The Stoics place a large amount of effort on staying calm in the face of adversity. People seem to avoid conflict and hardship at all costs but by enduring tough circumstances we can see growth in ourselves. It is easy for me to type those words and I fully understand the difficulty in putting them into action. 

The most savvy investors realize it is not our actions in bull markets that have the greatest affect on our wealth. It is keeping our heads during the bear markets when everyone around us is looking for the emergency exit and running for their lives. They see these tough times not as a burden to bear (pun intended) but an opportunity to sharpen our resolve and take advantage of valuable opportunities. 

A principle that Holiday also discusses is learning to accept the things you cannot change. This relates to the sunk cost fallacy in investing where people have a hard time moving on from investments that have lost value. By sticking with an investment with small upside you are in turn giving up opportunities at better investments. 


Do nothing in excess. Everything in moderation. To me, temperance describes discipline which is doing what you are supposed to do when you are supposed to be doing it. Can you control the urge to do the things that you know you shouldn't? Conquer your temptations for excess and develop this as a daily habit. 

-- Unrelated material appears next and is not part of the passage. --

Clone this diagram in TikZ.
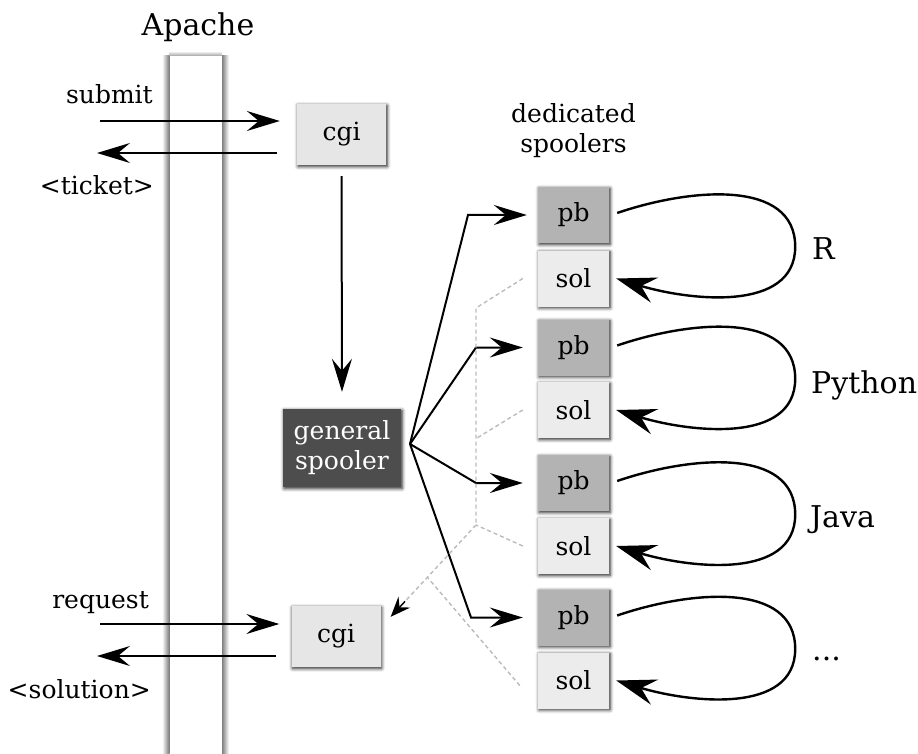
\documentclass[tikz,border=0pt]{standalone}
\usepackage{fontspec}
\setmainfont{DejaVu Serif}
\usetikzlibrary{arrows.meta,shadows.blur,calc}
\definecolor{pbgray}{HTML}{B3B3B3}
\definecolor{solgray}{HTML}{ECECEC}
\definecolor{cgigray}{HTML}{E6E6E6}
\definecolor{gsgray}{HTML}{4D4D4D}
\definecolor{dashgray}{HTML}{BBBBBB}
\definecolor{edgegray}{HTML}{777777}
\begin{document}
\begin{tikzpicture}[x=1pt,y=-1pt,
  shad/.style={blur shadow={shadow xshift=1pt, shadow yshift=-1.4pt, shadow blur radius=3.5pt, shadow opacity=90}},
  box/.style={draw=none, minimum width=71pt, minimum height=56pt, inner sep=0pt, font=\fontsize{25}{30}\selectfont, shad},
  pbbox/.style={box, fill=pbgray},
  solbox/.style={box, fill=solgray},
  cgibox/.style={box, fill=cgigray, minimum width=89pt, minimum height=61pt},
  gsbox/.style={box, fill=gsgray, text=white, minimum width=118pt, minimum height=78pt, align=center, font=\fontsize{25}{30}\selectfont},
  lbl/.style={font=\fontsize{25}{30}\selectfont, inner sep=0pt},
  lang/.style={font=\fontsize{30}{36}\selectfont, inner sep=0pt, anchor=base west},
  arr/.style={line width=2pt, -{Stealth[length=33pt,width=20pt,inset=12pt]}},
  looparr/.style={line width=2.4pt, -{Stealth[length=40pt,width=26pt,inset=14pt]}},
  solpath/.style={draw=dashgray, line width=1.4pt, dash pattern=on 4pt off 3pt},
]
\useasboundingbox (0,0) rectangle (918,754);
% Apache bar with glow on both sides
\shade[left color=white, right color=edgegray] (162,56) rectangle (169.5,760);
\shade[left color=edgegray, right color=white] (221.5,56) rectangle (229,760);
\shade[top color=white, bottom color=edgegray!70] (169.5,51) rectangle (221.5,56);
\node[draw=none, fill=white, minimum width=52pt, minimum height=704pt, inner sep=0pt, anchor=north] (apache) at (195.5,56) {};
\node[font=\fontsize{30}{36}\selectfont, inner sep=0pt, anchor=base] (apachelbl) at (198,36) {Apache};

% boxes
\node[cgibox] (cgi1) at (341.5,134.5) {cgi};
\node[cgibox] (cgi2) at (336,636.5) {cgi};
\node[gsbox] (gs) at (342,448) {general\\spooler};
\node[pbbox] (pb1) at (573.5,215) {pb};
\node[solbox] (sol1) at (573.5,278.5) {sol};
\node[pbbox] (pb2) at (573.5,347.5) {pb};
\node[solbox] (sol2) at (573.5,410) {sol};
\node[pbbox] (pb3) at (573.5,483) {pb};
\node[solbox] (sol3) at (573.5,546) {sol};
\node[pbbox] (pb4) at (573.5,617.5) {pb};
\node[solbox] (sol4) at (573.5,680.5) {sol};

\node[lbl, anchor=base] (ded1) at (573.5,123) {dedicated};
\node[lbl, anchor=base] (ded2) at (573.5,153) {spoolers};

% labels left
\node[lbl, anchor=base east] (submit) at (153,104) {submit};
\node[lbl, anchor=base east] (ticket) at (154,195) {<ticket>};
\node[lbl, anchor=base east] (request) at (149,608) {request};
\node[lbl, anchor=base east] (solution) at (151,698) {<solution>};

% apache arrows
\coordinate (s1) at (100,121);
\coordinate (t1) at (97,153);
\coordinate (r1) at (100,624);
\coordinate (o1) at (97,656);
\draw[arr] (s1) -- ([xshift=-17pt]s1 -| cgi1.west);
\draw[arr] ([xshift=-20pt]t1 -| cgi1.west) -- (t1);
\draw[arr] (r1) -- ([xshift=-12pt]r1 -| cgi2.west);
\draw[arr] ([xshift=-15pt]o1 -| cgi2.west) -- (o1);

% cgi to general spooler
\draw[arr] ([shift={(0,11)}]cgi1.south) -- ([shift={(0,-17)}]gs.north);

% fan
\coordinate (fan) at (410,444);
\coordinate (e1) at (468,0);
\coordinate (e2) at (476,0);
\coordinate (e4) at (471,0);
\draw[arr] (fan) -- (e1 |- pb1.west) -- ([xshift=-11pt]pb1.west);
\draw[arr] (fan) -- (e2 |- pb2.west) -- ([xshift=-15pt]pb2.west);
\draw[arr] (fan) -- (e2 |- pb3.west) -- ([xshift=-15pt]pb3.west);
\draw[arr] (fan) -- (e4 |- pb4.west) -- ([xshift=-15pt]pb4.west);

% dashed solution paths
\coordinate (d1) at (476,308);
\coordinate (d2) at (477,438);
\coordinate (d3) at (476,525);
\coordinate (d4) at (428,578);
\coordinate (dend) at ([shift={(10,11)}]cgi2.north east);
\coordinate (dtip) at ($(dend)!21pt!(d3)$);
\draw[solpath] ([xshift=-15pt]sol1.west) -- (d1) -- (d3);
\draw[solpath] ([xshift=-15pt]sol2.west) -- (d2);
\draw[solpath] ([xshift=-15pt]sol3.west) -- (d3);
\draw[solpath] ([shift={(-18,5)}]sol4.west) -- (d4);
\draw[solpath] (d3) -- (dtip);
\draw[line width=1.4pt, -{Stealth[length=20pt,width=16pt,inset=7pt]}] (dtip) -- (dend);

% loops
\foreach \i in {1,...,4}{
  \draw[looparr] ([shift={(8,-2)}]pb\i.east) .. controls +(73,-25) and +(0,-68) ..
    ([xshift=186pt]$(pb\i.east)!.5!(sol\i.east)$) .. controls +(0,66) and +(73,22) ..
    ([xshift=7pt]sol\i.east);
}
\node[lang] (lr) at (812,259) {R};
\node[lang] (lpy) at (811,393) {Python};
\node[lang] (lja) at (810,527) {Java};
\node[lang] (ldots) at (812,660) {...};
\end{tikzpicture}
\end{document}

Budgeting is one of the core tenets of successful investing. Without excess income you won't have anything to invest. Harness the ability to avoid the trappings of purchases you don't need to allow yourself the opportunity to invest. This principle even applies to investing itself. Log into any financial news website and you are sure to encounter the latest "hot stock" or fad in investing. This can lead us to abandon all self control because we are afraid of missing out. FOMO (fear of missing out) is a real phenomenon. The reality is that these rarely manifest into reality. Stay disciplined. Control your emotions. As Jocko Willink says, "discipline equals freedom." 


The Stoics mention this virtue to explain the ability to always do the right thing. This one doesn't take a whole lot of explaining. From the moment we become cognizant of right and wrong we are taught to always do the right thing. But we are all human. We stray from time to time. The key is to make it a priority to attempt to limit these slip ups. 

So how does it apply to investing? Integrity applies to everything. Greed is a constant temptation many in the investing world deal with. There are plenty of laws in the finance world aimed to avoid people exploiting advantages like insider trading but the draw of wealth can lead even the most well intentioned people to break them. Seek justice in all things including your choices.


One of the draws to the finance world for me is the constant evolving nature of it. Each year brings new events to dissect. Last year it was inflation and how we were surely headed for a recession. This year it was bank failures, interest rates, and.... well, still inflation. Rarely do things pan out the way everyone thinks they will. It is enough to make someone think that it is all just luck. Good investors know it isn't. 

This tenet of Stoicism seeks to teach us that we should always be learning. This is done through establishing good mentors who can guide us during our journey and establishing a habit of reading. Holiday states, "The goal is not just to acquire information, but the right kind of information." 

To be a good financial advisor means to dedicate my life to the study of the different areas of financial planning. I devote time every day to follow market trends, investigate solutions in the families I serve, and always be reading books to advance our knowledge. I also find a large amount of joy from continuing to enhance my knowledge of all areas. 

Moderation is all things. Even With Moderation

If it was easy then everyone would be rolling in money. It isn't. Spending money is fun, there is no denying that fact. To me these four principles provide a roadmap for living a balanced life that allows for equal parts of happiness and work. It is no different than with investing strategies. Work hard. Earn a nice living. Stash a portion away for the future. Spend the rest. Enjoy your success.